Please hold for digital transformation

by Dave Michels

Enterprise communications is a fun gig.  I thrive on digging into the vendor nuances in vision and action. It’s a pebble and ripple thing.

But I have to say, there’s a ton of bullshit in this industry. We like to talk about the importance of transformation and productivity gains, but sometimes industry pressures cause us to say things we don’t really mean. 

A simple example is “communications” and “collaboration.” These words have different meanings, but sometimes they are used interchangeably. When someone uses the word “collaboration” it is important to figure out which flavor they mean. Some might call this active listening, but it’s really more active filtering out the BS.  Sometimes it takes 20 questions to sort things out. 

Here’s some terms that can initiate a game of 20 Questions:

  • “We support five nines”
  • “We fully integrate with Google”
  • “We are a Microsoft Partner”
  • “We use WebRTC”

It’s kind of fun. Every industry has its form of buzzword Bingo. Honestly, if the vendors actually just said what they meant it wouldn’t be any fun at all. 

There are however, a few that bother me. Here’s three things that get my goat:

Digital Transformation: Digital transformation is very important – it’s also very hard and has very little to do with any product you can buy. That doesn’t stop vendors from suggesting that their products or services will result with digital transformation. Something that every company must do — or die. In other words they are implying “buy my shit or else.” Digital transformation is a relatively new thing, so be especially suspicious when the proposed miracle cure-all has been around for decades.

Cloud-washing: The cloud versus premises-based debate is over, and the cloud won. What’s that mean? I dunno, but good luck buying a communications solution that isn’t cloud. It doesn’t matter if it’s a license or a service or if it’s hosted or comes in a big iron box — every UC solution is conveniently now a cloud solution.  Gartner just kicked off its annual UCaaS Magic Quadrant – here’s how they define UCaaS:

“Unified communications as a service (UCaaS) supports the same functions as its premises-based unified communications (UC) counterpart. Only the delivery model is altered.”

No wonder everyone is confused. Any ‘as a service’ offer must shift emphasis from product to service in a bigly way. In UCaaS for example, that means operational excellence, self-service portals, flexible billing, SLAs, customer service, disaster recovery, and much more. It can’t just be a PBX in a datacenter.

There’s very little overlap in the questions you ask before buying a car versus renting a car.  “There’s no way I am renting this Ford, have you seen its resale value?”

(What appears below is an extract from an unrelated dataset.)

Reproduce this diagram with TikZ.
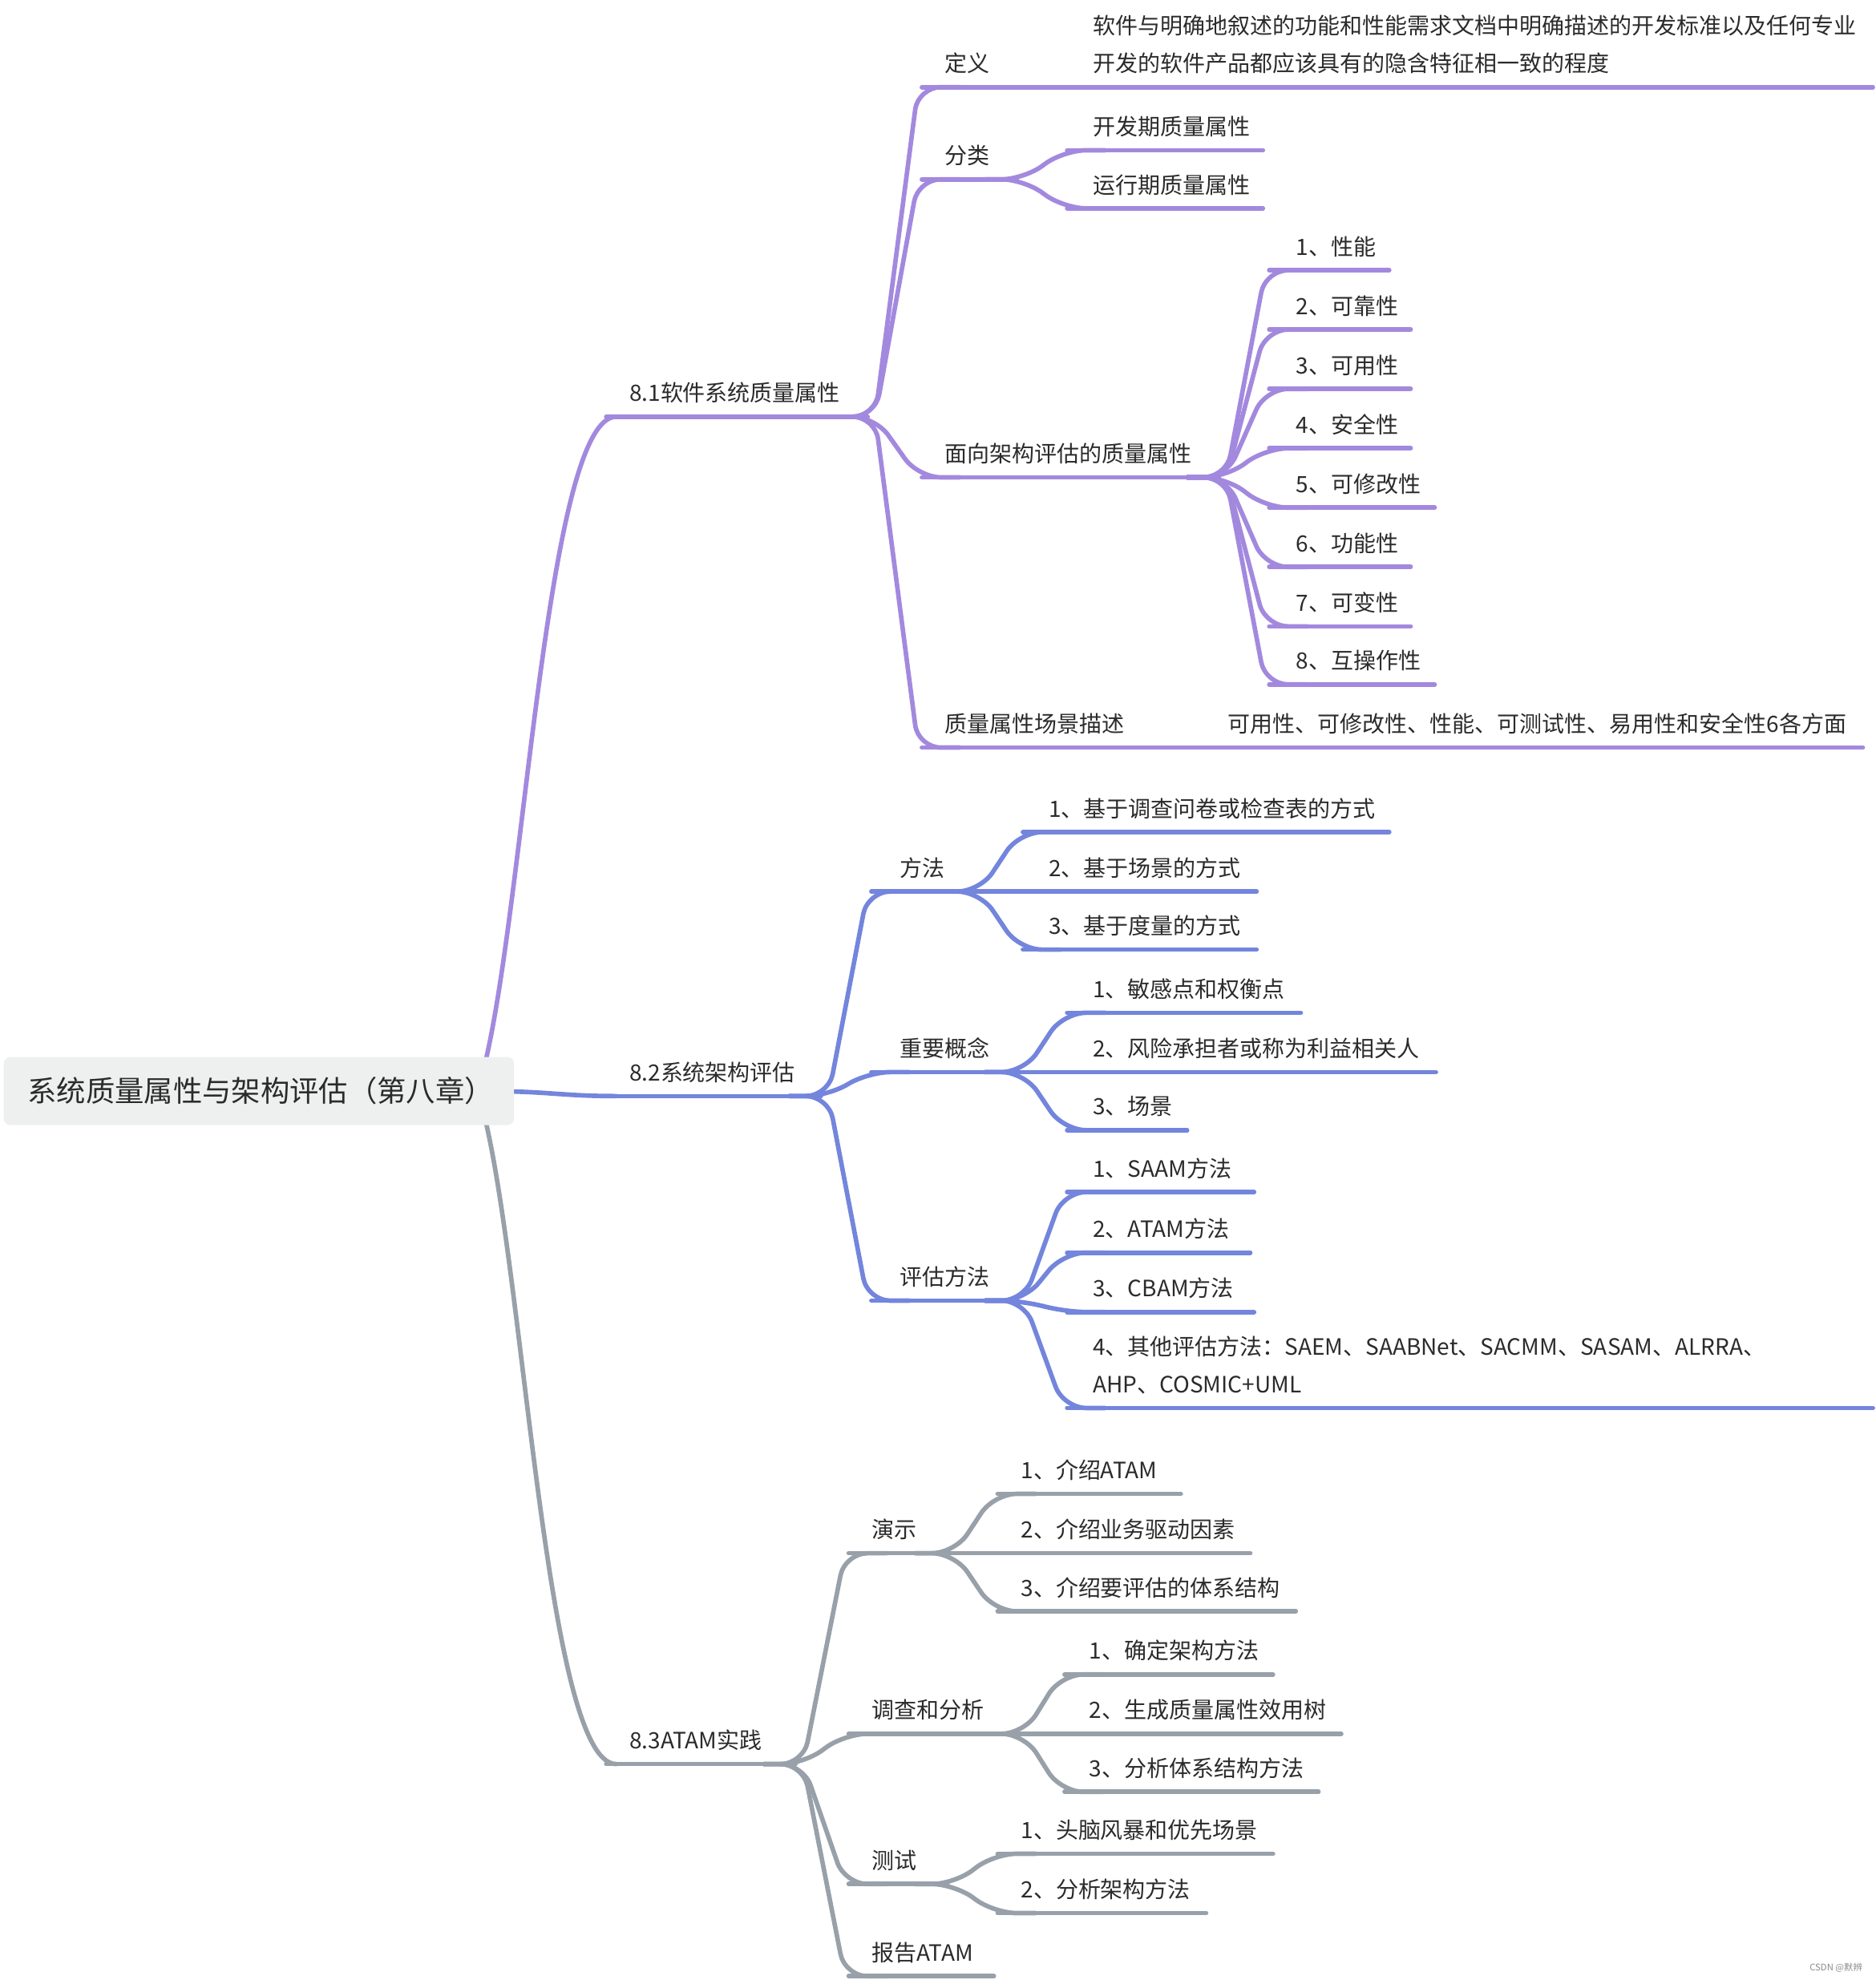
\documentclass[tikz,border=0pt]{standalone}
\usepackage{fontspec}
\setmainfont{Noto Sans CJK SC}
\usetikzlibrary{calc}
\definecolor{cpur}{RGB}{163,137,222}
\definecolor{cblu}{RGB}{115,133,220}
\definecolor{cgry}{RGB}{152,160,169}
\definecolor{ctxt}{RGB}{43,43,43}
\definecolor{crootbg}{RGB}{238,240,239}
% connector from a junction to the start of a child's underline
\newcommand\mmlink[3]{\draw[lk,#1] ($(#2)+(-25,0)$) -- ($(#2)+(6,0)$) -- ($(#3)+(-3,0)$) -- ($(#3)+(30,0)$);}
% leaf: name, colour, junction, ux, uy, textx, uend, text
\newcommand\mmleaf[8]{%
  \coordinate (c-#1) at (#4,#5);
  \coordinate (e-#1) at (#7,#5);
  \mmlink{#2}{#3}{c-#1}
  \draw[lk,#2] (c-#1) -- (e-#1);
  \node[txt] (t-#1) at (#6,#5-12) {#8};}
\begin{document}
\begin{tikzpicture}[x=0.4727pt,y=-0.4727pt,
  lk/.style={line width=1.7pt,line cap=round,line join=round,rounded corners=8.5pt},
  rk/.style={line width=1.7pt,line cap=round},
  txt/.style={anchor=base west,inner sep=0pt,text=ctxt,font=\fontsize{8.4}{14.2}\selectfont},
  rootbox/.style={fill=crootbg,rounded corners=2.5pt,minimum width=191pt,minimum height=25.5pt,
    inner xsep=9pt,inner ysep=0pt,text width=173pt,align=left,text=ctxt,font=\fontsize{10.9}{12}\selectfont},
  wm/.style={inner sep=0pt,text=black!45,font=\fontsize{3.4}{4}\selectfont}]
\useasboundingbox[fill=white] (0,0) rectangle (1485,1568);

% ---------------- root connectors ----------------
\coordinate (rs1) at (378,864);
\coordinate (rs2) at (380,864);
\coordinate (rs3) at (378,864);
\coordinate (l81) at (488,330);
\coordinate (l82) at (488,868);
\coordinate (l83) at (488,1397);
\coordinate (u81) at (480,330);
\coordinate (u82) at (480,868);
\coordinate (u83) at (480,1397);
\coordinate (j81) at (687,330);
\coordinate (j82) at (650,868);
\coordinate (j83) at (630,1397);
\draw[rk,cpur] (rs1) .. controls +(36,-108) and +(-58,0) .. (l81);
\draw[rk,cblu] (rs2) .. controls +(55,0) and +(-45,0) .. (l82);
\draw[rk,cgry] (rs3) .. controls +(36,108) and +(-58,0) .. (l83);
\draw[rk,cpur] (u81) -- (j81);
\draw[rk,cblu] (u82) -- (j82);
\draw[rk,cgry] (u83) -- (j83);
\node[txt] (t81) at (498,318) {8.1软件系统质量属性};
\node[txt] (t82) at (498,856) {8.2系统架构评估};
\node[txt] (t83) at (498,1385) {8.3ATAM实践};

% ---------------- 8.1 ----------------
% 定义
\coordinate (c-dy) at (730,69);
\coordinate (e-dy) at (1483,69);
\mmlink{cpur}{j81}{c-dy}
\draw[lk,cpur] (c-dy) -- (e-dy);
\node[txt] (t-dy) at (748,57) {定义};
\node[txt] (t-dyc) at (865,57) {\parbox[b]{310pt}{\raggedright 软件与明确地叙述的功能和性能需求文档中明确描述的开发标准以及任何专业\\开发的软件产品都应该具有的隐含特征相一致的程度}};
% 分类
\coordinate (c-fl) at (730,142);
\coordinate (j-fl) at (805,142);
\mmlink{cpur}{j81}{c-fl}
\draw[lk,cpur] (c-fl) -- (j-fl);
\node[txt] (t-fl) at (748,130) {分类};
\mmleaf{fl1}{cpur}{j-fl}{845}{119}{865}{1000}{开发期质量属性}
\mmleaf{fl2}{cpur}{j-fl}{845}{165}{865}{1000}{运行期质量属性}
% 面向架构评估的质量属性
\coordinate (c-mx) at (730,378);
\coordinate (j-mx) at (965,378);
\mmlink{cpur}{j81}{c-mx}
\draw[lk,cpur] (c-mx) -- (j-mx);
\node[txt] (t-mx) at (748,366) {面向架构评估的质量属性};
\mmleaf{mx1}{cpur}{j-mx}{1005}{214}{1026}{1100}{1、性能}
\mmleaf{mx2}{cpur}{j-mx}{1005}{261}{1026}{1117}{2、可靠性}
\mmleaf{mx3}{cpur}{j-mx}{1005}{308}{1026}{1117}{3、可用性}
\mmleaf{mx4}{cpur}{j-mx}{1005}{355}{1026}{1117}{4、安全性}
\mmleaf{mx5}{cpur}{j-mx}{1005}{402}{1026}{1136}{5、可修改性}
\mmleaf{mx6}{cpur}{j-mx}{1005}{449}{1026}{1117}{6、功能性}
\mmleaf{mx7}{cpur}{j-mx}{1005}{496}{1026}{1117}{7、可变性}
\mmleaf{mx8}{cpur}{j-mx}{1005}{542}{1026}{1136}{8、互操作性}
% 质量属性场景描述
\coordinate (c-cj) at (730,592);
\coordinate (e-cj) at (1475,592);
\mmlink{cpur}{j81}{c-cj}
\draw[lk,cpur] (c-cj) -- (e-cj);
\node[txt] (t-cj) at (748,580) {质量属性场景描述};
\node[txt] (t-cjc) at (972,580) {可用性、可修改性、性能、可测试性、易用性和安全性6各方面};

% ---------------- 8.2 ----------------
\coordinate (c-ff) at (690,706);
\coordinate (j-ff) at (770,706);
\mmlink{cblu}{j82}{c-ff}
\draw[lk,cblu] (c-ff) -- (j-ff);
\node[txt] (t-ff) at (712,694) {方法};
\mmleaf{ff1}{cblu}{j-ff}{810}{659}{830}{1100}{1、基于调查问卷或检查表的方式}
\mmleaf{ff2}{cblu}{j-ff}{810}{706}{830}{995}{2、基于场景的方式}
\mmleaf{ff3}{cblu}{j-ff}{810}{752}{830}{995}{3、基于度量的方式}

\coordinate (c-zy) at (690,849);
\coordinate (j-zy) at (805,849);
\mmlink{cblu}{j82}{c-zy}
\draw[lk,cblu] (c-zy) -- (j-zy);
\node[txt] (t-zy) at (712,837) {重要概念};
\mmleaf{zy1}{cblu}{j-zy}{845}{802}{865}{1030}{1、敏感点和权衡点}
\mmleaf{zy2}{cblu}{j-zy}{845}{849}{865}{1137}{2、风险承担者或称为利益相关人}
\mmleaf{zy3}{cblu}{j-zy}{845}{895}{865}{940}{3、场景}

\coordinate (c-pg) at (690,1030);
\coordinate (j-pg) at (805,1030);
\mmlink{cblu}{j82}{c-pg}
\draw[lk,cblu] (c-pg) -- (j-pg);
\node[txt] (t-pg) at (712,1018) {评估方法};
\mmleaf{pg1}{cblu}{j-pg}{845}{944}{865}{993}{1、SAAM方法}
\mmleaf{pg2}{cblu}{j-pg}{845}{992}{865}{990}{2、ATAM方法}
\mmleaf{pg3}{cblu}{j-pg}{845}{1039}{865}{993}{3、CBAM方法}
\mmleaf{pg4}{cblu}{j-pg}{845}{1115}{865}{1483}{\parbox[b]{310pt}{\raggedright 4、其他评估方法：SAEM、SAABNet、SACMM、SASAM、ALRRA、\\AHP、COSMIC+UML}}

% ---------------- 8.3 ----------------
\coordinate (c-ys) at (672,1230);
\coordinate (j-ys) at (750,1230);
\mmlink{cgry}{j83}{c-ys}
\draw[lk,cgry] (c-ys) -- (j-ys);
\node[txt] (t-ys) at (690,1218) {演示};
\mmleaf{ys1}{cgry}{j-ys}{790}{1183}{808}{935}{1、介绍ATAM}
\mmleaf{ys2}{cgry}{j-ys}{790}{1230}{808}{990}{2、介绍业务驱动因素}
\mmleaf{ys3}{cgry}{j-ys}{790}{1276}{808}{1026}{3、介绍要评估的体系结构}

\coordinate (c-dc) at (672,1373);
\coordinate (j-dc) at (805,1373);
\mmlink{cgry}{j83}{c-dc}
\draw[lk,cgry] (c-dc) -- (j-dc);
\node[txt] (t-dc) at (690,1361) {调查和分析};
\mmleaf{dc1}{cgry}{j-dc}{843}{1326}{862}{1008}{1、确定架构方法}
\mmleaf{dc2}{cgry}{j-dc}{843}{1373}{862}{1062}{2、生成质量属性效用树}
\mmleaf{dc3}{cgry}{j-dc}{843}{1419}{862}{1044}{3、分析体系结构方法}

\coordinate (c-cs) at (672,1492);
\coordinate (j-cs) at (750,1492);
\mmlink{cgry}{j83}{c-cs}
\draw[lk,cgry] (c-cs) -- (j-cs);
\node[txt] (t-cs) at (690,1480) {测试};
\mmleaf{cs1}{cgry}{j-cs}{790}{1468}{808}{1008}{1、头脑风暴和优先场景}
\mmleaf{cs2}{cgry}{j-cs}{790}{1515}{808}{955}{2、分析架构方法}

\mmleaf{bg}{cgry}{j83}{672}{1565}{690}{787}{报告ATAM}

% ---------------- root ----------------
\node[rootbox] (root) at (205,864) {系统质量属性与架构评估（第八章）};

% watermark
\node[wm,anchor=east] (wmk) at (1475,1558) {CSDN @默辨};
\end{tikzpicture}
\end{document}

Cloud washing doesn’t really get my goat. I think this one is kind of fun. Technology evolves, so labels should too.

Now excuse me while I toast my bread in my new, vertical, auto-pop air grill.  

Customer Engagement: Now that’s a euphemism if I ever heard one.  I’m just not sure what it’s supposed to mean.

My buddy Inigo said “I do not think those words means what the vendors think.”  Some vendors use “Customer Engagement” to describe what their call center product produces, and others use it to describe the actual (contact center) product — both are wrong.

Remember the childhood burn of offering a dime and saying “call someone who cares”?  We never actually took the dime and called. You know why? Because NO ONE CARES. That’s ok, because no one wants to use a phone to get their problem resolved anyway.

Think fast: the best companies in the world with high valuations and brand appeal? Perhaps you thought about Amazon, Apple, Facebook, Netflix, and Google. Now when was the last time you called any of them?

Now think of the worse companies when it comes to customer care? The companies that just the thought of having to call them makes a vacation to Gitmo sound like an attractive alternative. Perhaps you thought of Comcast, United, or a power utility.

That will teach Dr. Dao from trying to cancel his Comcast service. 

The contact center will never go away, but it needs a complete overhaul. The vast majority of the customer engagement centers that I call infuriate me.

I want efficient, contextual, and helpful interactions – preferably not by voice. Fix that, and then we can talk. Not!